TV industry is fast approaching a tipping point

Television has been remarkably resistant to disruption from the internet and only now are we beginning to clearly see what the disruption might look like

TV is undergoing a profound change in viewing patterns. Photograph:  EPA/JOERG CARSTENSEN

TV is undergoing a profound change in viewing patterns. Photograph: EPA/JOERG CARSTENSEN

 

I don’t have a television, which is one of those admissions that’s really hard to make without sounding insufferably smug. But rather than swearing off all televisual entertainment, I do have an Apple TV, a Netflix subscription and a projector, a combination that offers more than enough content.

That set-up also helps me avoid two of the big downsides of TV ownership - one, having a black screen dominating my living room, with the rest of the furniture arranged before it like it’s a shrine; and two, the risk of falling in to that coma-like state known as “vegging out in front of the box”.

I’ve always been rather fond of, and astounded by, media and technology writer Clay Shirky’s observation, in his 2010 book Cognitive Surplus, that while all of Wikipedia represents something in the region of 100 million hours of work (or at least it did back then), every year Americans alone watch 200 billion hours of television.

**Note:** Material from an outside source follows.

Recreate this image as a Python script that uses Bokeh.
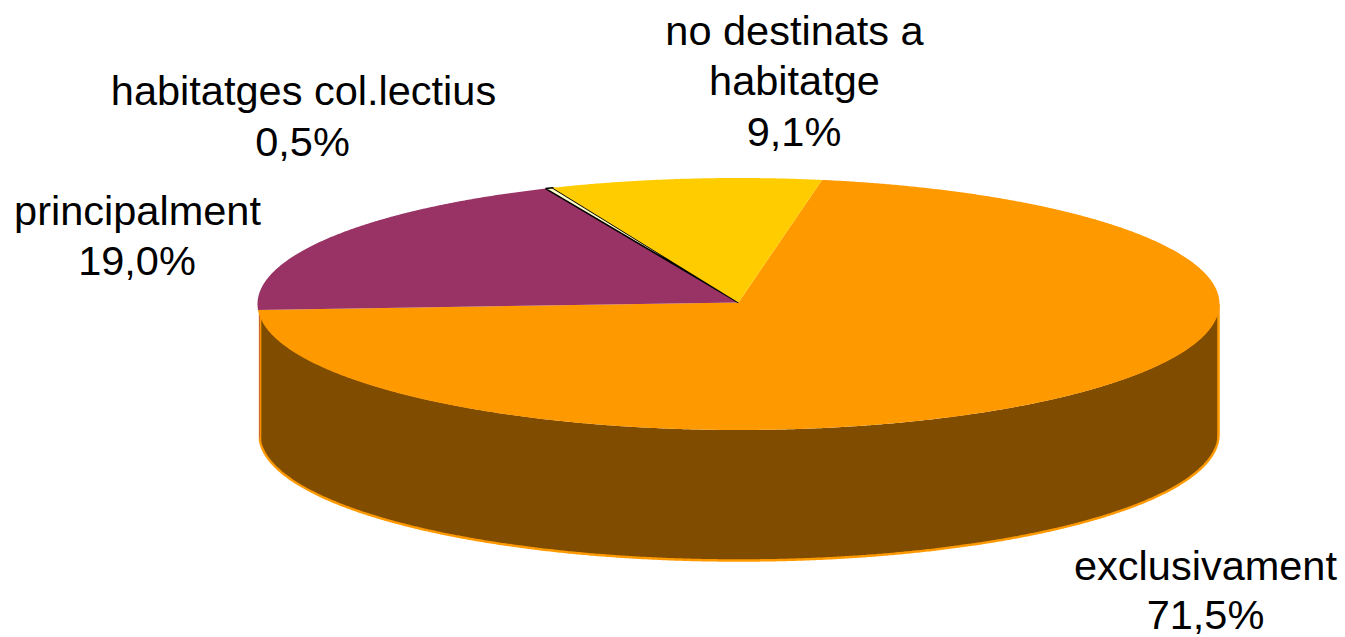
import numpy as np
from bokeh.plotting import figure
from bokeh.embed import file_html
from bokeh.resources import INLINE
from bokeh.core.properties import value

# Data
categories = ["exclusivament", "principalment", "habitatges col.lectius", "no destinats a habitatge"]
label_percent = ["71,5%", "19,0%", "0,5%", "9,1%"]
drawn_share = [71.5, 19.2, 0.25, 9.1]
top_colors = ["#FF9900", "#993366", "#FFFFCC", "#FFCC00"]
top_lines = [None, None, "#000000", None]
wall_colors = ["#804C00", "#993366", "#000000", "#806600"]
label_lines = [["exclusivament", "71,5%"], ["principalment", "19,0%"],
               ["habitatges col.lectius", "0,5%"], ["no destinats a", "habitatge", "9,1%"]]

# Layout (page pixels)
W, H = 1345, 637
CX, CY, RX, RY = 738.0, 303.5, 481.0, 126.0
APEX_Y = 302.0
WCX, WRX, DEPTH = 738.5, 479.5, 130.5
START = 10.0
label_pos = [[(1205, 564.5), (1205, 614.0)], [(137, 209.5), (136.5, 259.5)],
             [(303, 89.5), (302, 140.5)], [(794, 29.5), (794, 79.5), (793.5, 130.5)]]

p = figure(width=W, height=H, x_range=(0, W), y_range=(H, 0), toolbar_location=None,
           output_backend="svg", min_border=0, outline_line_color=None,
           x_axis_location=None, y_axis_location=None)
p.xgrid.visible = False
p.ygrid.visible = False
p.background_fill_color = "white"

shares = np.array(drawn_share, dtype=float)
edges = START + np.concatenate([[0], np.cumsum(shares / shares.sum() * 360)])


def arc(a0, a1, cx, cy, rx, ry):
    t = np.radians(np.linspace(a0, a1, max(int(abs(a1 - a0) * 4), 4)))
    return cx + rx * np.sin(t), cy - ry * np.cos(t)


# Walls: only the front half (90..270 degrees clockwise from the top)
for i in range(len(shares)):
    a0, a1 = max(edges[i], 90.0), min(edges[i + 1], 270.0)
    if a1 <= a0:
        continue
    tx, ty = arc(a0, a1, WCX, CY, WRX, RY)
    bx, by = arc(a1, a0, WCX, CY + DEPTH, WRX, RY)
    p.patch(np.r_[tx, bx], np.r_[ty, by], fill_color=wall_colors[i], line_color=None)
    if i == 0:
        ox, oy = arc(a0, a1, WCX, CY + DEPTH, WRX, RY)
        ex, ey = arc(a1, a1, WCX, CY, WRX, RY)
        sx, sy = arc(a0, a0, WCX, CY, WRX, RY)
        p.line(np.r_[sx[:1], ox, ex[:1]], np.r_[sy[:1], oy, ey[:1]],
               line_color="#FF9900", line_width=2.5)

# Top face
for i in range(len(shares)):
    x, y = arc(edges[i], edges[i + 1], CX, CY, RX, RY)
    p.patch(np.r_[CX, x], np.r_[APEX_Y, y], fill_color=top_colors[i],
            line_color=top_lines[i], line_width=1.6)

# Labels
for lines, pos in zip(label_lines, label_pos):
    for line, (lx, ly) in zip(lines, pos):
        p.text([lx], [ly], text=[line], text_font=value("Liberation Sans"),
               text_font_size="41.5px", text_color="#000000",
               text_align="center", text_baseline="middle")

open("out.html", "w").write(file_html(p, INLINE))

That’s roughly between five and six hours of television viewing per American, every single day.

Shirky anticipated the internet would precipitate a massive shift from passive consumption to active creation, with a whole range of unpredictable benefits and repercussions.

But television has been remarkably resistant to disruption from the internet, certainly in comparison to other media industries, and only now are we beginning to clearly see what the disruption might look like.

In recent weeks, there were a few very telling pieces of news that illustrate the television industry’s approaching inflection point.

Last week, an Ofcom report revealed that in the UK, the average amount of TV watched by children between four and 15 fell by 12.4 per cent between 2013 and 2014. That still amounts to just under two hours a day, which isn’t insignificant, but that decline is very telling - online activities, including watching YouTube, are having a dramatic effect on the television-watching habits of the next generation.

And it’s not just the kids - in the 35-44 bracket in the UK, TV viewing declined by 8 per cent.

Those changing viewing patterns were also illustrated last week when Disney announced its quarterly earnings, and warned of a decline in subscribers to its cable network offerings such as sports channel ESPN - the much discussed “cord-cutters” were finally becoming evident. The stock took a pummelling, shedding 9 per cent - it turns out, and I would not have guessed this, that Disney’s huge cable TV division contributes about half of the entertainment giant’s revenues, so unless they were to release a Pixar, Marvel or Star Wars movie every other week, those revenues are going to take a significant hit. Inevitably, other cable companies also took a dive on the markets at the news.

The final telling vignette from recent weeks involved the pugnacious Jeremy Clarkson and his former Top Gear colleagues announcing they were setting up camp with Amazon’s streaming service, having been bounced out of the BBC. As Clarkson put it, “I feel like I’ve climbed out of a biplane and into a space ship.”

Clarkson’s quip seems to reflect the obvious and inevitable - streaming services such as Amazon and Netflix paired with devices such as Google’s Chromecast or Apple TV (space ships) will gradually draw more and more viewers away from the broadcast channels (biplanes), usurping the model that has defined television since its inception.

Indeed, in a rather striking symmetry, ESPN has reportedly lost 3.2 million subscribers, according to US ratings firm Nielsen; Netflix revealed in its most recent quarterly report that it had attracted 3.3 million new subscribers globally, to 65.6 million in total.

Now, it’s important to note that the TV industry is actually an amalgam of very different business models sharing a medium, and furthermore the underlying business models differ dramatically from country to country. The US is dominated by cable networks and a frankly baffling array of countrywide affiliates offering the big three broadcast networks, ABC, CBS and NBC. Without ever having lived in the US, it’s almost impossible to wrap your head around how convoluted the system of local cable monopolies really is, but it’s telling that cable providers such as Comcast and TimeWarner are universally loathed by consumers.

Then there is what might be called the BBC model of a licence-fee supported public service broadcaster, which is largely immune from competition in the traditional sense, but not so immune from political interference, as the BBC is currently discovering. (And then you get Italy, where all TV is fascinatingly awful.)

Finally, there is the economics of live sport broadcasting, which as the £4.2 billion Sky deal for the Premier League recently demonstrated, seems to defy business gravity, until you realise that live sport is the key to future subscription bundles, as it’s basically immune to “time-shifting”.

The variety of different business models at work here means the disruption from streaming services will not follow a predictable path, and many public service broadcasters might be well positioned to thrive in the era of streaming services. But the disruption will happen - and pretty soon, saying you don’t have a television won’t be so rare, and hopefully won’t sound so smug.